Tioman Island, Malaysia, has adopted a "reef etiquette" philosophy following a six-year project financed by the Global Environment Facility (GEF) and supported by the UN Development Programme (UNDP).
The project expanded Malaysia's marine park system by 6,400 hectares and addressed illegal fishing and relationships between local communities and conservation authorities.
27 March 2014: Tioman Island, Malaysia, has adopted a “reef etiquette” philosophy following a six-year project financed by the Global Environment Facility (GEF) and supported by the UN Development Programme (UNDP).

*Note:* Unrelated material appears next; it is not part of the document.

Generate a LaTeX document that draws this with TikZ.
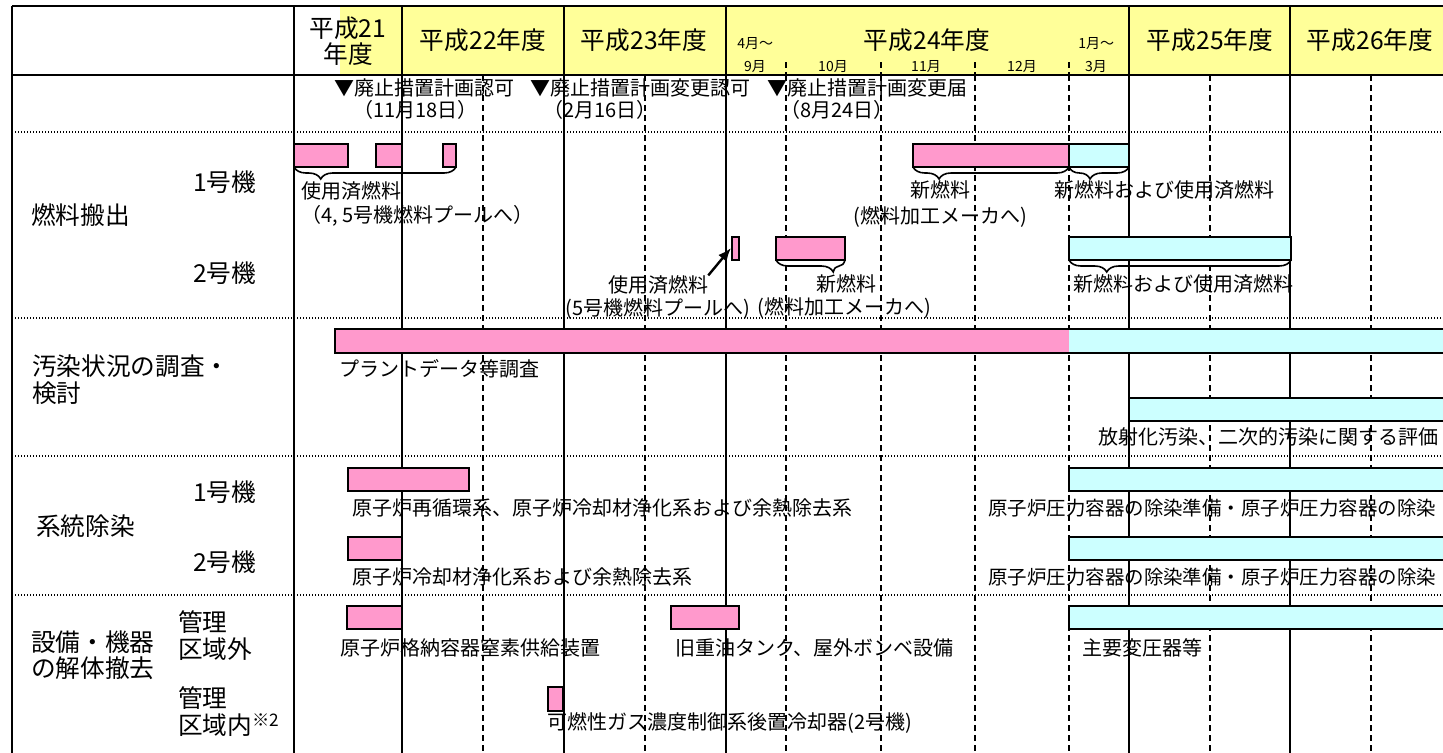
\documentclass[tikz,border=0pt]{standalone}
\usepackage{fontspec}
\setmainfont{Noto Sans CJK JP}
\usetikzlibrary{arrows.meta,decorations.pathreplacing}

\definecolor{barpink}{HTML}{FF99CC}
\definecolor{barcyan}{HTML}{CCFFFF}
\definecolor{headyellow}{HTML}{FFFF99}

\tikzset{
	solidline/.style={line width=1.5pt},
	dashline/.style={line width=1pt, dash pattern=on 4.5pt off 3pt},
	dotline/.style={line width=1pt, dash pattern=on 0.75pt off 1.5pt},
	pinkbar/.style={draw, line width=1.5pt, fill=barpink},
	cyanbar/.style={draw, line width=1.5pt, fill=barcyan},
	bigtext/.style={font=\fontsize{18.5pt}{22pt}\selectfont, inner sep=0pt},
	bartext/.style={font=\fontsize{15pt}{18pt}\selectfont, inner sep=0pt, anchor=west},
	monthtext/.style={font=\fontsize{10.5pt}{12pt}\selectfont, inner sep=0pt},
	bracestyle/.style={line width=1.2pt, decorate, decoration={brace, mirror, amplitude=9pt, aspect=#1}},
}

\begin{document}
\begin{tikzpicture}[x=0.75pt, y=-0.75pt]
					\useasboundingbox (0,0) rectangle (1443,753);
					\clip (0,0) rectangle (1443,753);
					% Header background
					\fill[headyellow] (340,6) rectangle (1443,75);
					% Define the grid
					\foreach \x in {483,645,786,881,975,1069,1210,1371} \draw[dashline] (\x,75) -- (\x,753);
					\foreach \x in {786,881,975,1069} \draw[dashline] (\x,62) -- (\x,75);
					\foreach \y in {132,318,456,595} \draw[dotline] (12,\y) -- (1443,\y);
					\foreach \x in {12,294,402,564,726,1129,1290} \draw[solidline] (\x,6) -- (\x,753);
					\draw[solidline] (12,6) -- (1443,6);
					\draw[solidline] (12,75) -- (1443,75);
					% Fiscal years
					\node[bigtext] (h21a) at (348,28) {平成21};
					\node[bigtext] (h21b) at (348,54) {年度};
					\foreach \x/\n in {483/22,644/23,927/24,1210/25,1370/26}
						\node[bigtext] (h\n) at (\x,40) {平成\n 年度};
					\node[monthtext, anchor=west] (m4) at (737,44) {4月～};
					\node[monthtext, anchor=west] (m1) at (1078,44) {1月～};
					\foreach \x/\m/\name in {755/9月/m9,833/10月/m10,926/11月/m11,1022/12月/m12,1096/3月/m3}
						\node[monthtext] (\name) at (\x,67) {\m};
					% Milestones
					\node[bartext] (permit) at (334,88) {▼廃止措置計画認可};
					\node[bartext] (permitday) at (353,110) {（11月18日）};
					\node[bartext] (change) at (530,88) {▼廃止措置計画変更認可};
					\node[bartext] (changeday) at (543,110) {（2月16日）};
					\node[bartext] (notice) at (767,88) {▼廃止措置計画変更届};
					\node[bartext] (noticeday) at (780,110) {（8月24日）};
					% Row labels
					\node[bigtext, anchor=west] (fuel) at (31,215) {燃料搬出};
					\node[bigtext, anchor=west] (fuelu1) at (193,182) {1号機};
					\node[bigtext, anchor=west] (fuelu2) at (193,273) {2号機};
					\node[bigtext, anchor=west] (survey) at (32,366) {汚染状況の調査・};
					\node[bigtext, anchor=west] (surveyb) at (32,393) {検討};
					\node[bigtext, anchor=west] (decon) at (36,526) {系統除染};
					\node[bigtext, anchor=west] (deconu1) at (193,492) {1号機};
					\node[bigtext, anchor=west] (deconu2) at (193,562) {2号機};
					\node[bigtext, anchor=west] (remove) at (31,642) {設備・機器};
					\node[bigtext, anchor=west] (removeb) at (31,668) {の解体撤去};
					\node[bigtext, anchor=west] (outa) at (178,622) {管理};
					\node[bigtext, anchor=west] (outb) at (178,649) {区域外};
					\node[bigtext, anchor=west] (ina) at (178,698) {管理};
					\node[bigtext, anchor=west] (inb) at (178,725) {区域内\textsuperscript{※2}};
					% Fuel removal, unit 1
					\draw[pinkbar] (294,144) rectangle (348,167);
					\draw[pinkbar] (376,144) rectangle (402,167);
					\draw[pinkbar] (443,144) rectangle (456,167);
					\draw[pinkbar] (913,144) rectangle (1069,167);
					\draw[cyanbar] (1069,144) rectangle (1129,167);
					\draw[bracestyle=0.165] (294,167) -- (456,167);
					\draw[bracestyle=0.167] (913,167) -- (1069,167);
					\draw[bracestyle=0.35] (1069,167) -- (1129,167);
					\node[bartext] (spent1) at (301,191) {使用済燃料};
					\node[bartext] (spent1b) at (301,216) {（4, 5号機燃料プールへ）};
					\node[bartext, anchor=center] (new1) at (940,190) {新燃料};
					\node[bartext, anchor=center] (new1b) at (940,217) {(燃料加工メーカへ)};
					\node[bartext, anchor=center] (mix1) at (1164,190) {新燃料および使用済燃料};
					% Fuel removal, unit 2
					\draw[pinkbar] (732,237) rectangle (739,260);
					\coordinate (sbar) at (731,248);
					\draw[pinkbar] (776,237) rectangle (845,260);
					\draw[cyanbar] (1069,237) rectangle (1291,260);
					\draw[bracestyle=0.83] (776,260) -- (845,260);
					\draw[bracestyle=0.17] (1069,260) -- (1291,260);
					\node[bartext, anchor=center] (spent2) at (658,285) {使用済燃料};
					\node[bartext, anchor=center] (spent2b) at (658,309) {(5号機燃料プールへ)};
					\draw[line width=1.8pt, -{Latex[length=10pt,width=8pt]}] (spent2.north east) -- (sbar);
					\node[bartext, anchor=center] (new2) at (846,284) {新燃料};
					\node[bartext, anchor=center] (new2b) at (844,308) {(燃料加工メーカへ)};
					\node[bartext, anchor=center] (mix2) at (1183,284) {新燃料および使用済燃料};
					% Survey
					\fill[barpink] (335,329) rectangle (1069,353);
					\fill[barcyan] (1069,329) rectangle (1450,353);
					\draw[solidline] (1450,329) -| (335,353) -- (1450,353);
					\node[bartext] (plant) at (339,369) {プラントデータ等調査};
					\draw[cyanbar] (1129,398) rectangle (1450,421);
					\node[bartext] (evalu) at (1098,437) {放射化汚染、二次的汚染に関する評価};
					% System decontamination
					\draw[pinkbar] (348,468) rectangle (469,491);
					\draw[cyanbar] (1069,468) rectangle (1450,491);
					\node[bartext] (loop1) at (352,508) {原子炉再循環系、原子炉冷却材浄化系および余熱除去系};
					\node[bartext, font=\fontsize{14.6pt}{18pt}\selectfont] (vessel1) at (988,508) {原子炉圧力容器の除染準備・原子炉圧力容器の除染};
					\draw[pinkbar] (348,537) rectangle (402,560);
					\draw[cyanbar] (1069,537) rectangle (1450,560);
					\node[bartext] (loop2) at (352,577) {原子炉冷却材浄化系および余熱除去系};
					\node[bartext, font=\fontsize{14.6pt}{18pt}\selectfont] (vessel2) at (988,577) {原子炉圧力容器の除染準備・原子炉圧力容器の除染};
					% Dismantling
					\draw[pinkbar] (347,606) rectangle (402,629);
					\draw[pinkbar] (671,606) rectangle (739,629);
					\draw[cyanbar] (1069,606) rectangle (1450,629);
					\draw[pinkbar] (548,687) rectangle (563,711);
					\node[bartext] (nitro) at (340,648) {原子炉格納容器窒素供給装置};
					\node[bartext] (tank) at (675,648) {旧重油タンク、屋外ボンベ設備};
					\node[bartext] (trans) at (1082,648) {主要変圧器等};
					\node[bartext] (gas) at (547,723) {可燃性ガス濃度制御系後置冷却器(2号機)};
				\end{tikzpicture}
\end{document}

The project expanded Malaysia’s marine park system by 6,400 hectares and addressed illegal fishing and relationships between local communities and conservation authorities.

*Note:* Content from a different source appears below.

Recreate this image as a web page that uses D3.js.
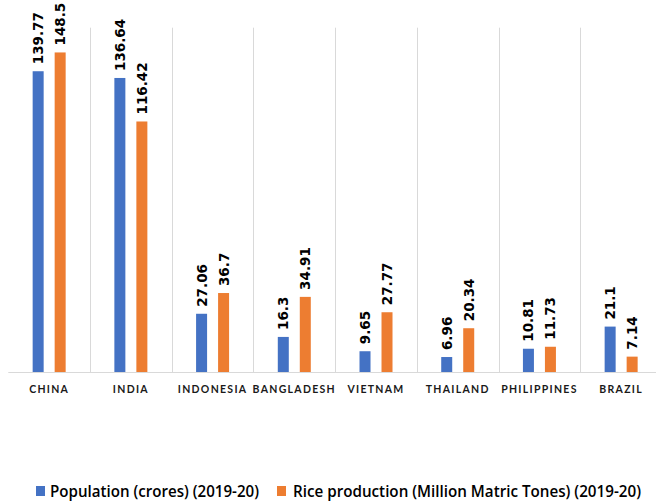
<!DOCTYPE html>
<html>
<head>
<meta charset="utf-8">
<script src="https://cdn.jsdelivr.net/npm/d3@7"></script>
<style>
  html, body { margin: 0; padding: 0; background: #fff; }
  svg { display: block; }
</style>
</head>
<body>
<svg id="chart" width="656" height="501"></svg>
<script>
// Countries and the two series (2019-20)
const countries = ["CHINA", "INDIA", "INDONESIA", "BANGLADESH", "VIETNAM", "THAILAND", "PHILIPPINES", "BRAZIL"];
const population = [139.77, 136.64, 27.06, 16.3, 9.65, 6.96, 10.81, 21.1];
const riceProduction = [148.5, 116.42, 36.7, 34.91, 27.77, 20.34, 11.73, 7.14];
const seriesNames = ["Population (crores) (2019-20)", "Rice production (Million Matric Tones) (2019-20)"];
const seriesColors = ["#4472C4", "#ED7D31"];

const svg = d3.select("#chart");

const plot = { left: 8.3, right: 662, top: 27.7, bottom: 372 };

const x = d3.scaleBand()
  .domain(countries)
  .range([plot.left, plot.right])
  .paddingInner(0).paddingOuter(0);

const inner = d3.scaleBand()
  .domain([0, 1])
  .range([-16.5, 16.5])
  .paddingInner(0.5);

const y = d3.scaleLinear()
  .domain([0, 160])
  .range([plot.bottom, plot.top]);

// Vertical separators between categories
const boundaries = d3.range(1, countries.length + 1).map(i => plot.left + i * x.step());
svg.append("g")
  .selectAll("line")
  .data(boundaries)
  .join("line")
  .attr("x1", d => Math.round(d) + 0.5)
  .attr("x2", d => Math.round(d) + 0.5)
  .attr("y1", plot.top)
  .attr("y2", plot.bottom)
  .attr("stroke", "#d9d9d9")
  .attr("stroke-width", 1);

// Category axis along the baseline
const xAxis = svg.append("g")
  .attr("transform", `translate(0,${plot.bottom})`)
  .call(d3.axisBottom(x).tickSize(0).tickPadding(14));
xAxis.select(".domain").attr("stroke", "#d9d9d9").attr("d", `M${plot.left},0.5H656`);
xAxis.selectAll("text")
  .attr("font-family", "Lato, 'Open Sans', sans-serif")
  .attr("font-size", 10.5)
  .attr("font-weight", 700)
  .attr("letter-spacing", "1.3px")
  .attr("fill", "#1a1a1a");

// Bars and value labels
const rows = countries.map((c, i) => ({ country: c, values: [population[i], riceProduction[i]] }));

const groups = svg.append("g")
  .selectAll("g")
  .data(rows)
  .join("g")
  .attr("transform", d => `translate(${x(d.country) + x.bandwidth() / 2},0)`);

groups.selectAll("rect")
  .data(d => d.values.map((v, k) => ({ v, k })))
  .join("rect")
  .attr("x", d => inner(d.k))
  .attr("width", inner.bandwidth())
  .attr("y", d => y(d.v))
  .attr("height", d => y(0) - y(d.v))
  .attr("fill", d => seriesColors[d.k]);

groups.selectAll("text")
  .data(d => d.values.map((v, k) => ({ v, k })))
  .join("text")
  .attr("transform", d => `translate(${inner(d.k) + inner.bandwidth() / 2},${y(d.v) - 7}) rotate(-90)`)
  .attr("dy", "0.37em")
  .attr("font-family", "'DejaVu Sans', sans-serif")
  .attr("font-size", 13.5)
  .attr("font-weight", 700)
  .attr("fill", "#000")
  .text(d => d.v);

// Legend
const legendItems = [
  { name: seriesNames[0], color: seriesColors[0], sx: 36, tx: 50, w: 209 },
  { name: seriesNames[1], color: seriesColors[1], sx: 277, tx: 293, w: 348 }
];
const legend = svg.append("g");
legend.selectAll("rect")
  .data(legendItems)
  .join("rect")
  .attr("x", d => d.sx)
  .attr("y", 486)
  .attr("width", 9)
  .attr("height", 10)
  .attr("fill", d => d.color);
legend.selectAll("text")
  .data(legendItems)
  .join("text")
  .attr("x", d => d.tx)
  .attr("y", 496.5)
  .attr("textLength", d => d.w)
  .attr("lengthAdjust", "spacingAndGlyphs")
  .attr("font-family", "'Open Sans', Lato, sans-serif")
  .attr("font-size", 15.5)
  .attr("font-weight", 600)
  .attr("fill", "#000")
  .text(d => d.name);
</script>
</body>
</html>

Prior to implementing the ‘Conserving Marine Biodiversity Through Enhanced Marine Park Management and Inclusive Island Development’ project, which ran from 2007 to 2013, locals and foreign vessels illegally fished in Tioman’s marine protected areas (MPAs). Tourism also contributed to a variety of environmental problems, ranging from litter on local beaches to coral damage from anchoring on reefs. Further, there was limited interaction between the local communities and the Department of Marine Parks Malaysia (DMPM). As DMPM officer Che Omar explained, local communities were “caught in the middle between the need to earn an income, the restrictions and limited options to earn income from other sources.”
The project developed MPA management plans for Redang, Sibu-Tinggi and Tioman islands through a multistakeholder process that involved communities and state and national government representatives. The project also developed and implemented an enforcement manual and a coral reef bleaching response plan. Following the rehabilitation of coral reefs, marine surveys show a 13% increase in live coral cover at Redang Island.
To support local livelihoods, the project trained local communities in sustainable professions, such as sustainable tourism activities, and provided them with equipment. The project also: built the capacity of 156 staff to conduct patrols and arrest illegal fishers; established regular coral reef clean ups; raised awareness on marine park rules among businesses, communities and tourists; and worked to eliminate Crown of Thorns, a starfish that destroys coral.